[Begin GIVEN DATA]

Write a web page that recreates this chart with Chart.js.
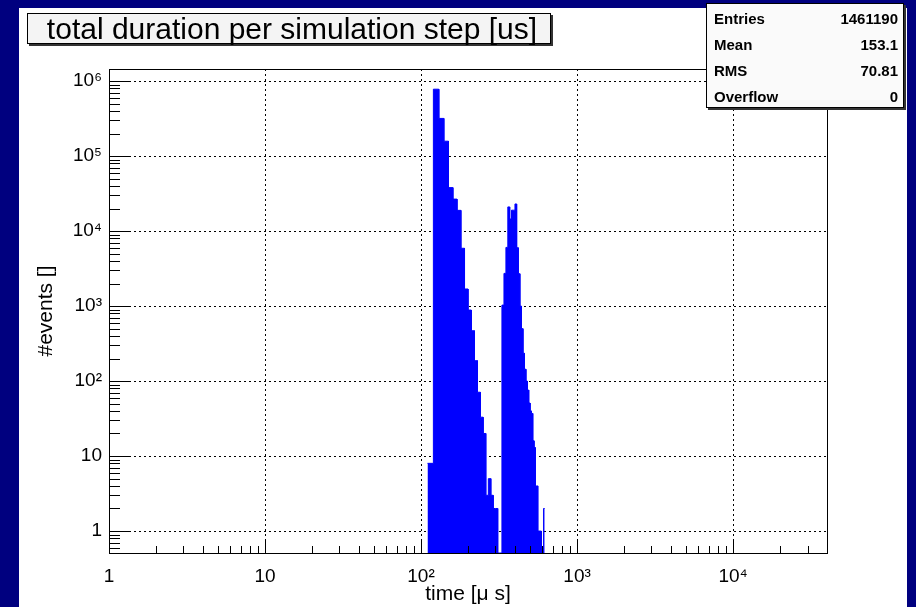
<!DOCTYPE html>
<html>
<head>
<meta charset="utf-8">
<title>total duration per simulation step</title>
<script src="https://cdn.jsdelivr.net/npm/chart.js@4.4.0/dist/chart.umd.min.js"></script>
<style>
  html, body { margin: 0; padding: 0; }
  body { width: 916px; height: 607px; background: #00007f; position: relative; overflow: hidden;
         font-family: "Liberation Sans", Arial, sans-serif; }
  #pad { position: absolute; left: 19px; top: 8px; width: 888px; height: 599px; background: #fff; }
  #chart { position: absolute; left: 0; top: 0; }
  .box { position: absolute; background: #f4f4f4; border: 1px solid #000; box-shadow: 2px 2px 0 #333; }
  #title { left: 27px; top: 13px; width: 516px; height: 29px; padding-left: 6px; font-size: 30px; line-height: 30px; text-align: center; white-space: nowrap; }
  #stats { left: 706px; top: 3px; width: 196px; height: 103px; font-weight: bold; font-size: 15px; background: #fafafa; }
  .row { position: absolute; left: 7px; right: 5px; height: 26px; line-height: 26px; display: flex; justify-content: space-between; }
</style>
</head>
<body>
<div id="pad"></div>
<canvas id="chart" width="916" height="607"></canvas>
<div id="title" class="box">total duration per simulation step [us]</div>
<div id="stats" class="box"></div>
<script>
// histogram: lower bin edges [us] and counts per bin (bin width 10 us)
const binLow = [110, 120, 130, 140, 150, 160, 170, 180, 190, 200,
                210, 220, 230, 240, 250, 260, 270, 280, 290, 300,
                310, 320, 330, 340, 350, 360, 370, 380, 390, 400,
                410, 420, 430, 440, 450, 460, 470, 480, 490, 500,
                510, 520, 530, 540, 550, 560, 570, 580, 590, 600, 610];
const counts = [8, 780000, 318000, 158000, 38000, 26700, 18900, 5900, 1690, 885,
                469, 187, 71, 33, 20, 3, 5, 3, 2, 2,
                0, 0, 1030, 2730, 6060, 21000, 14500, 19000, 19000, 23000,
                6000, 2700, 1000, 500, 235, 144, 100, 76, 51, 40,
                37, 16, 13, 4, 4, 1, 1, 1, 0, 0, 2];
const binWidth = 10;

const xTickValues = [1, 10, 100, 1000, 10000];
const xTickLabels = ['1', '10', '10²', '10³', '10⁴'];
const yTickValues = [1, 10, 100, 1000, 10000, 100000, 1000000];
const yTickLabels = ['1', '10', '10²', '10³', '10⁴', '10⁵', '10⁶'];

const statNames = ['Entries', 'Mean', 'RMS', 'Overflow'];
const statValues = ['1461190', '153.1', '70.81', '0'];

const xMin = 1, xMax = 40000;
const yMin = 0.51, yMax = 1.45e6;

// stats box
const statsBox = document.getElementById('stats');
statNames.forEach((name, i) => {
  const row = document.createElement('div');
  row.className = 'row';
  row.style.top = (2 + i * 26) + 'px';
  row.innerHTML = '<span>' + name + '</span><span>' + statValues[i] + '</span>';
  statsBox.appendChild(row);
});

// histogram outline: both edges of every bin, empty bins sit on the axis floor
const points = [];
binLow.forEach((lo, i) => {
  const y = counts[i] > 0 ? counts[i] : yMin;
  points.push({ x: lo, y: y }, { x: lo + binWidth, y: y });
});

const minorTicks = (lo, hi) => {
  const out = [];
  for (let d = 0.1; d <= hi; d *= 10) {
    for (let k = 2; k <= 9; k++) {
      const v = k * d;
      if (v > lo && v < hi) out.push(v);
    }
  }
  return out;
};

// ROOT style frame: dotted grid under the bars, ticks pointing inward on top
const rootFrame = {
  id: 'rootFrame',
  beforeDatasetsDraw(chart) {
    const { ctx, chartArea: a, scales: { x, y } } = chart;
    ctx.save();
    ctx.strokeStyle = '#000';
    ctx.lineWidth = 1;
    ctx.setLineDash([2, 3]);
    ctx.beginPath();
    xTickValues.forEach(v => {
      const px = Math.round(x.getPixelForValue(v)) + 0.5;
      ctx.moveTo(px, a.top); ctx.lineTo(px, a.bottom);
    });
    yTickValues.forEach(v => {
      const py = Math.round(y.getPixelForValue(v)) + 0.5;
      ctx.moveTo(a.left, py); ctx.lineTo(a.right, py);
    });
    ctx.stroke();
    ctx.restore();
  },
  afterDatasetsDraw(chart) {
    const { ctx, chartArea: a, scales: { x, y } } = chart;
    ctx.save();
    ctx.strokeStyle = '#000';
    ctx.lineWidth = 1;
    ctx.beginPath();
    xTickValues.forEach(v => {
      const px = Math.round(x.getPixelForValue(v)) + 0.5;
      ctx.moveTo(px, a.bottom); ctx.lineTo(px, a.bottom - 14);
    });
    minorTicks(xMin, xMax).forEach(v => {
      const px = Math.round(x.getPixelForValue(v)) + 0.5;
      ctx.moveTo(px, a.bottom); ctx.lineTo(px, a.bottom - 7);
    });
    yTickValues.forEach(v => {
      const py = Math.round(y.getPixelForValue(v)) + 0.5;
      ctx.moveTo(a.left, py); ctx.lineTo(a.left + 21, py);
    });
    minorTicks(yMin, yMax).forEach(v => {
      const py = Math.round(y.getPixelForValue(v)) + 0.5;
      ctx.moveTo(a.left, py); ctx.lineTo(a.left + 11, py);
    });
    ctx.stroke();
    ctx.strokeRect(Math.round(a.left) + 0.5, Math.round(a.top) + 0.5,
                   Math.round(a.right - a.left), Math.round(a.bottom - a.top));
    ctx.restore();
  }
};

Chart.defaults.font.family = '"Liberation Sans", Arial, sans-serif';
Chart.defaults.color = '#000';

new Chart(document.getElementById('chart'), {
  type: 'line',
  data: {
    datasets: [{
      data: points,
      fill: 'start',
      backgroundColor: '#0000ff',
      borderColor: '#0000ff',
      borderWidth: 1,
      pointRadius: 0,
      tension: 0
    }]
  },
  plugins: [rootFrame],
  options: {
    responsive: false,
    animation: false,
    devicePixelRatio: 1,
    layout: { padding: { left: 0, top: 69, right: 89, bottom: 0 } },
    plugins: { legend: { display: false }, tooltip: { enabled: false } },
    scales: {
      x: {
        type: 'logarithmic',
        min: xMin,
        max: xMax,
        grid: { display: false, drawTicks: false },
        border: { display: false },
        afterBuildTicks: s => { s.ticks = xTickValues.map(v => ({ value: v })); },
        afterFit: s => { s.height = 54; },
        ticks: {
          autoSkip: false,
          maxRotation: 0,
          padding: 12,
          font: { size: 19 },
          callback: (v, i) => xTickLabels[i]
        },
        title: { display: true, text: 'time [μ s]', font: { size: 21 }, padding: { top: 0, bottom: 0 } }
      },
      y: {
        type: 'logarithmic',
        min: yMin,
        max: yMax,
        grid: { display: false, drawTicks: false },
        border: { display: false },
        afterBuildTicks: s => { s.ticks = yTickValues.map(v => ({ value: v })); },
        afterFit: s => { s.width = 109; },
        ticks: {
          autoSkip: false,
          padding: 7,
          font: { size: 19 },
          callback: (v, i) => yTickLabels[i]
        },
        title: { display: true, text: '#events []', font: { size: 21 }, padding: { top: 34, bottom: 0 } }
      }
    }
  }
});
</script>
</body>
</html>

[End GIVEN DATA]

▸ **REQUIRED TASK**
Retype each line of the listing above word for word. Exclude the pictures.

▸ **RESULT**
Write a web page that recreates this chart with Chart.js.
<!DOCTYPE html>
<html>
<head>
<meta charset="utf-8">
<title>total duration per simulation step</title>
<script src="https://cdn.jsdelivr.net/npm/chart.js@4.4.0/dist/chart.umd.min.js"></script>
<style>
  html, body { margin: 0; padding: 0; }
  body { width: 916px; height: 607px; background: #00007f; position: relative; overflow: hidden;
         font-family: "Liberation Sans", Arial, sans-serif; }
  #pad { position: absolute; left: 19px; top: 8px; width: 888px; height: 599px; background: #fff; }
  #chart { position: absolute; left: 0; top: 0; }
  .box { position: absolute; background: #f4f4f4; border: 1px solid #000; box-shadow: 2px 2px 0 #333; }
  #title { left: 27px; top: 13px; width: 516px; height: 29px; padding-left: 6px; font-size: 30px; line-height: 30px; text-align: center; white-space: nowrap; }
  #stats { left: 706px; top: 3px; width: 196px; height: 103px; font-weight: bold; font-size: 15px; background: #fafafa; }
  .row { position: absolute; left: 7px; right: 5px; height: 26px; line-height: 26px; display: flex; justify-content: space-between; }
</style>
</head>
<body>
<div id="pad"></div>
<canvas id="chart" width="916" height="607"></canvas>
<div id="title" class="box">total duration per simulation step [us]</div>
<div id="stats" class="box"></div>
<script>
// histogram: lower bin edges [us] and counts per bin (bin width 10 us)
const binLow = [110, 120, 130, 140, 150, 160, 170, 180, 190, 200,
                210, 220, 230, 240, 250, 260, 270, 280, 290, 300,
                310, 320, 330, 340, 350, 360, 370, 380, 390, 400,
                410, 420, 430, 440, 450, 460, 470, 480, 490, 500,
                510, 520, 530, 540, 550, 560, 570, 580, 590, 600, 610];
const counts = [8, 780000, 318000, 158000, 38000, 26700, 18900, 5900, 1690, 885,
                469, 187, 71, 33, 20, 3, 5, 3, 2, 2,
                0, 0, 1030, 2730, 6060, 21000, 14500, 19000, 19000, 23000,
                6000, 2700, 1000, 500, 235, 144, 100, 76, 51, 40,
                37, 16, 13, 4, 4, 1, 1, 1, 0, 0, 2];
const binWidth = 10;

const xTickValues = [1, 10, 100, 1000, 10000];
const xTickLabels = ['1', '10', '10²', '10³', '10⁴'];
const yTickValues = [1, 10, 100, 1000, 10000, 100000, 1000000];
const yTickLabels = ['1', '10', '10²', '10³', '10⁴', '10⁵', '10⁶'];

const statNames = ['Entries', 'Mean', 'RMS', 'Overflow'];
const statValues = ['1461190', '153.1', '70.81', '0'];

const xMin = 1, xMax = 40000;
const yMin = 0.51, yMax = 1.45e6;

// stats box
const statsBox = document.getElementById('stats');
statNames.forEach((name, i) => {
  const row = document.createElement('div');
  row.className = 'row';
  row.style.top = (2 + i * 26) + 'px';
  row.innerHTML = '<span>' + name + '</span><span>' + statValues[i] + '</span>';
  statsBox.appendChild(row);
});

// histogram outline: both edges of every bin, empty bins sit on the axis floor
const points = [];
binLow.forEach((lo, i) => {
  const y = counts[i] > 0 ? counts[i] : yMin;
  points.push({ x: lo, y: y }, { x: lo + binWidth, y: y });
});

const minorTicks = (lo, hi) => {
  const out = [];
  for (let d = 0.1; d <= hi; d *= 10) {
    for (let k = 2; k <= 9; k++) {
      const v = k * d;
      if (v > lo && v < hi) out.push(v);
    }
  }
  return out;
};

// ROOT style frame: dotted grid under the bars, ticks pointing inward on top
const rootFrame = {
  id: 'rootFrame',
  beforeDatasetsDraw(chart) {
    const { ctx, chartArea: a, scales: { x, y } } = chart;
    ctx.save();
    ctx.strokeStyle = '#000';
    ctx.lineWidth = 1;
    ctx.setLineDash([2, 3]);
    ctx.beginPath();
    xTickValues.forEach(v => {
      const px = Math.round(x.getPixelForValue(v)) + 0.5;
      ctx.moveTo(px, a.top); ctx.lineTo(px, a.bottom);
    });
    yTickValues.forEach(v => {
      const py = Math.round(y.getPixelForValue(v)) + 0.5;
      ctx.moveTo(a.left, py); ctx.lineTo(a.right, py);
    });
    ctx.stroke();
    ctx.restore();
  },
  afterDatasetsDraw(chart) {
    const { ctx, chartArea: a, scales: { x, y } } = chart;
    ctx.save();
    ctx.strokeStyle = '#000';
    ctx.lineWidth = 1;
    ctx.beginPath();
    xTickValues.forEach(v => {
      const px = Math.round(x.getPixelForValue(v)) + 0.5;
      ctx.moveTo(px, a.bottom); ctx.lineTo(px, a.bottom - 14);
    });
    minorTicks(xMin, xMax).forEach(v => {
      const px = Math.round(x.getPixelForValue(v)) + 0.5;
      ctx.moveTo(px, a.bottom); ctx.lineTo(px, a.bottom - 7);
    });
    yTickValues.forEach(v => {
      const py = Math.round(y.getPixelForValue(v)) + 0.5;
      ctx.moveTo(a.left, py); ctx.lineTo(a.left + 21, py);
    });
    minorTicks(yMin, yMax).forEach(v => {
      const py = Math.round(y.getPixelForValue(v)) + 0.5;
      ctx.moveTo(a.left, py); ctx.lineTo(a.left + 11, py);
    });
    ctx.stroke();
    ctx.strokeRect(Math.round(a.left) + 0.5, Math.round(a.top) + 0.5,
                   Math.round(a.right - a.left), Math.round(a.bottom - a.top));
    ctx.restore();
  }
};

Chart.defaults.font.family = '"Liberation Sans", Arial, sans-serif';
Chart.defaults.color = '#000';

new Chart(document.getElementById('chart'), {
  type: 'line',
  data: {
    datasets: [{
      data: points,
      fill: 'start',
      backgroundColor: '#0000ff',
      borderColor: '#0000ff',
      borderWidth: 1,
      pointRadius: 0,
      tension: 0
    }]
  },
  plugins: [rootFrame],
  options: {
    responsive: false,
    animation: false,
    devicePixelRatio: 1,
    layout: { padding: { left: 0, top: 69, right: 89, bottom: 0 } },
    plugins: { legend: { display: false }, tooltip: { enabled: false } },
    scales: {
      x: {
        type: 'logarithmic',
        min: xMin,
        max: xMax,
        grid: { display: false, drawTicks: false },
        border: { display: false },
        afterBuildTicks: s => { s.ticks = xTickValues.map(v => ({ value: v })); },
        afterFit: s => { s.height = 54; },
        ticks: {
          autoSkip: false,
          maxRotation: 0,
          padding: 12,
          font: { size: 19 },
          callback: (v, i) => xTickLabels[i]
        },
        title: { display: true, text: 'time [μ s]', font: { size: 21 }, padding: { top: 0, bottom: 0 } }
      },
      y: {
        type: 'logarithmic',
        min: yMin,
        max: yMax,
        grid: { display: false, drawTicks: false },
        border: { display: false },
        afterBuildTicks: s => { s.ticks = yTickValues.map(v => ({ value: v })); },
        afterFit: s => { s.width = 109; },
        ticks: {
          autoSkip: false,
          padding: 7,
          font: { size: 19 },
          callback: (v, i) => yTickLabels[i]
        },
        title: { display: true, text: '#events []', font: { size: 21 }, padding: { top: 34, bottom: 0 } }
      }
    }
  }
});
</script>
</body>
</html>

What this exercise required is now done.